Recensione Questo piccolo grande amore (2009)

Attori giovani, carini, volenterosi come Emanuele Bosi e Maria P. Petruolo ce la mettono tutta per vivacizzare questa trama adolescenziale che vede Andrea e Giulia, i loro personaggi, dedicarsi anima e corpo a un primo amore che travolge inesorabilmente le loro vite.

Da Venditti a Baglioni

Dopo che il successo di Notte prima degli esami ha prodotto innumerevoli cloni di marca vendittiana, il testimone sembra ora passato a Claudio Baglioni. Su quale sarà la prossima canzone di un mostro sacro della nostra musica leggera a beneficiare della trasposizione sul grande schermo si accettano scommesse, anche se, stando alle indiscrezioni in arrivo, la rosa dei papabili è in continuo aumento.
Senza farci prendere dalla foga di guardare troppo oltre, restiamo pure sulla notizia: Questo piccolo grande amore, con la benedizione di Baglioni che ne ha curato personalmente le parti musicali, è finalmente un film. Ma per la soddisfazione di chi dovesse storcere il naso di fronte al "finalmente", possiamo dire che la nostra benedizione, al contrario, non è arrivata. La visione della pellicola diretta da Riccardo Donna, (il cui curriculum è ricco di esperienze televisive) ci ha lasciato piuttosto sconcertati per il tocco molto superficiale nel tratteggiare gli anni '70, nonché per la debolezza di un plot amoroso affidato a dialoghi improbabili e a voli di fantasia sconfinanti spesso e volentieri nel ridicolo.

In fondo i giovani Emanuele Bosi e Maria P. Petruolo sono terribilmente carini, volenterosi, un po' di impegno ce lo mettono pure per vivacizzare questa trama adolescenziale che vede Andrea e Giulia, i loro personaggi, dedicarsi anima e corpo a un primo amore che travolge inesorabilmente le loro vite. Giulia studia al liceo, ha ottimi voti, abita con la classica "famiglia perbene" - da cui si sente soffocata - in uno dei più ricchi e eleganti quartieri di Roma. Andrea invece fa il meccanico e al tempo stesso studia architettura all'università, con scarsi risultati perché, ancora imbevuto di utopie sessantottine, preferisce perdersi dietro ai suoi coloratissimi disegni e all'idea di trasformare Centocelle, la periferia in cui vive solo con la madre (perché il padre è all'estero per lavoro), in un luogo più allegro e a misura d'uomo.

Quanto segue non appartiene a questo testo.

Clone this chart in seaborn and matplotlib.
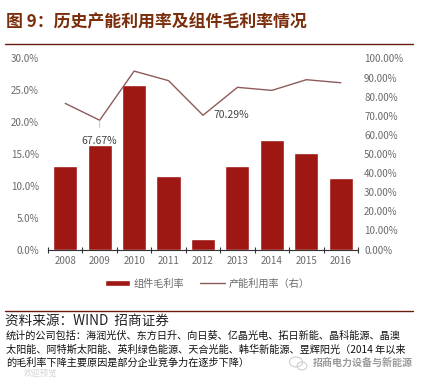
import matplotlib.pyplot as plt
import matplotlib.ticker as mticker
import seaborn as sns
from matplotlib.patches import Ellipse

years = ["2008", "2009", "2010", "2011", "2012", "2013", "2014", "2015", "2016"]
gross_margin = [13.1, 16.4, 25.8, 11.6, 1.6, 13.1, 17.2, 15.1, 11.3]
utilization = [76.5, 67.67, 93.4, 88.4, 70.29, 84.9, 83.3, 88.9, 87.3]
left_ticks = [0, 5, 10, 15, 20, 25, 30]
right_ticks = [0, 10, 20, 30, 40, 50, 60, 70, 80, 90, 100]

title = "图 9：历史产能利用率及组件毛利率情况"
source = "资料来源：WIND  招商证券"
notes = [
    "统计的公司包括：海润光伏、东方日升、向日葵、亿晶光电、拓日新能、晶科能源、晶澳",
    "太阳能、阿特斯太阳能、英利绿色能源、天合光能、韩华新能源、昱辉阳光（2014 年以来",
    "的毛利率下降主要原因是部分企业竞争力在逐步下降）",
]

W, H = 426, 382
BAR_RED = "#9e1713"
LINE_RED = "#8f5a5a"
BROWN = "#7a2e0c"
GREY = "#6a6a6a"

sns.set_theme(style="white")
plt.rcParams["font.family"] = ["Noto Sans CJK SC", "DejaVu Sans"]

fig = plt.figure(figsize=(W / 100, H / 100), dpi=100)
ax = fig.add_axes([48 / W, 1 - 249.5 / H, 310 / W, 191 / H])

sns.barplot(x=years, y=gross_margin, color=BAR_RED, saturation=1, width=0.7,
            ax=ax, label="组件毛利率", legend=False)
ax.set_ylim(0, 30)
ax.set_xlim(-0.5, 8.5)
ax.set_yticks(left_ticks)
ax.yaxis.set_major_formatter(mticker.FormatStrFormatter("%.1f%%"))
ax.tick_params(axis="y", length=0, labelsize=7, colors=GREY, pad=6.5)
ax.tick_params(axis="x", which="major", length=0, labelsize=7, colors=GREY, pad=5)
ax.xaxis.set_minor_locator(mticker.MultipleLocator(1, offset=0.5))
ax.tick_params(axis="x", which="minor", length=4, width=0.8, direction="inout",
               color="#333333", bottom=True)
for side in ["top", "left", "right"]:
    ax.spines[side].set_visible(False)
ax.spines["bottom"].set_color("#333333")
ax.spines["bottom"].set_linewidth(0.8)
ax.set_xlabel("")
ax.set_ylabel("")

ax2 = ax.twinx()
sns.lineplot(x=years, y=utilization, color=LINE_RED, linewidth=1, ax=ax2,
             label="产能利用率（右）", legend=False)
ax2.set_ylim(0, 100)
ax2.set_yticks(right_ticks)
ax2.yaxis.set_major_formatter(mticker.FormatStrFormatter("%.2f%%"))
ax2.tick_params(axis="y", length=0, labelsize=7, colors=GREY, pad=4.4)
for side in ["top", "left", "right", "bottom"]:
    ax2.spines[side].set_visible(False)
ax2.set_xlabel("")
ax2.set_ylabel("")

# the two labelled points
ax2.annotate(f"{utilization[1]:.2f}%", xy=(1, utilization[1]), xytext=(1, 54),
             ha="center", va="bottom", fontsize=7.5, color="#444444",
             arrowprops=dict(arrowstyle="-", color="#bbbbbb", lw=0.6, shrinkA=4, shrinkB=0))
ax2.annotate(f"{utilization[4]:.2f}%", xy=(4, utilization[4]), xytext=(4.3, 70.3),
             ha="left", va="center", fontsize=7.5, color="#444444")

h1, l1 = ax.get_legend_handles_labels()
h2, l2 = ax2.get_legend_handles_labels()
fig.legend(h1 + h2, l1 + l2, ncol=2, frameon=False, loc="center",
           bbox_to_anchor=(207 / W, 1 - 283.5 / H), fontsize=7.3, labelcolor=GREY,
           handlelength=2.5, handleheight=0.5, handletextpad=0.3, columnspacing=1.6)

fig.text(6 / W, 1 - 22 / H, title, fontsize=12.2, fontweight="bold", color=BROWN,
         va="center", ha="left")
fig.add_artist(plt.Line2D([5 / W, 413 / W], [1 - 44 / H] * 2, color="#6b1c10", lw=1))
fig.add_artist(plt.Line2D([5 / W, 413 / W], [1 - 310.5 / H] * 2, color="#6b1c10", lw=1))
fig.text(5 / W, 1 - 321 / H, source, fontsize=9.8, color="#222222", va="center", ha="left")
for note, y in zip(notes, [336, 349.5, 362.5]):
    fig.text(6 / W, 1 - y / H, note, fontsize=7.3, color="#111111", va="center", ha="left")

# watermark
fig.text(413 / W, 1 - 363 / H, "招商电力设备与新能源", fontsize=7.2, color="#9a9a9a",
         va="center", ha="right", fontweight="bold")
fig.text(24 / W, 1 - 373 / H, "欢迎预览", fontsize=6, color="#d4d4d4", va="center", ha="left")
for cx, cy, ew, eh in [(296, 362, 13, 10), (302, 366, 10, 8)]:
    fig.add_artist(Ellipse((cx / W, 1 - cy / H), ew / W, eh / H, fill=False,
                           edgecolor="#c8c8c8", lw=0.7, transform=fig.transFigure))

fig.savefig("out.png", dpi=100)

Una ha amiche con la puzza sotto al naso, l'altro si gode la genuina semplicità di amicizie nate in borgata, gli opposti come spesso accade finiscono per attrarsi ma ben presto cominceranno i problemi, specialmente quando lui finisce nella gabbia autoritaria del servizio militare. Narrativamente fragili, ingenui, scontati, sono tuttavia i momenti del film che pongono in primo piano lo sbocciare del loro primo amore e, ancor di più, le soluzioni di sceneggiatura adottate per illustrare l'inevitabile crisi. In particolare la catena di equivoci che porta a continue rotture e a successivi riavvicinamenti arriva in modo così telefonato, e comunque artificioso, da rendere poco plausibili tali situazioni.
Altrettanto fuori misura sono i tentativi di contestualizzare storicamente la pellicola, con le manifestazioni in piazza dei "caldissimi" anni '70 trasformate in allegre carnevalate, interrotte poi brutalmente da schiere di celerini che sembrano sbucare da chissà dove. Qualche spiraglio sembra aprirsi in certe scene romantiche che aspirano al musical, con musicisti di strada e ballerini che sul Lungotevere fanno da coreografia a un bacio appassionato. Eppure, anche in questi spazi di libertà non mancano le forzature, ne sono un esempio gli effetti in computer grafica o di natura più tradizionale, ma sempre tendenti al kitsch, che colorano i sogni dei due protagonisti.

In un progetto cinematografico giocato poco sull'appeal del racconto e troppo sulla bellezza, fuori discussione, delle canzoni, è evidente il rischio che attorno ai protagonisti si accumulino bozzetti inconcludenti, affidati a quei personaggi secondari di impronta macchiettistica che raramente vengono sviluppati fino in fondo. Se dispiace, ad esempio, che un attore con la storia di Ivano Marescotti venga impiegato poco e male, tra i comprimari si fa strada qualche volto nuovo che merita comunque di essere seguito, su tutti il "Secco" ovvero Valentino Campitelli, ritratto di borgataro grassoccio, pigro, imbranato, la cui freschezza regala gag notevoli con un mix di simpatia e sfrontatezza.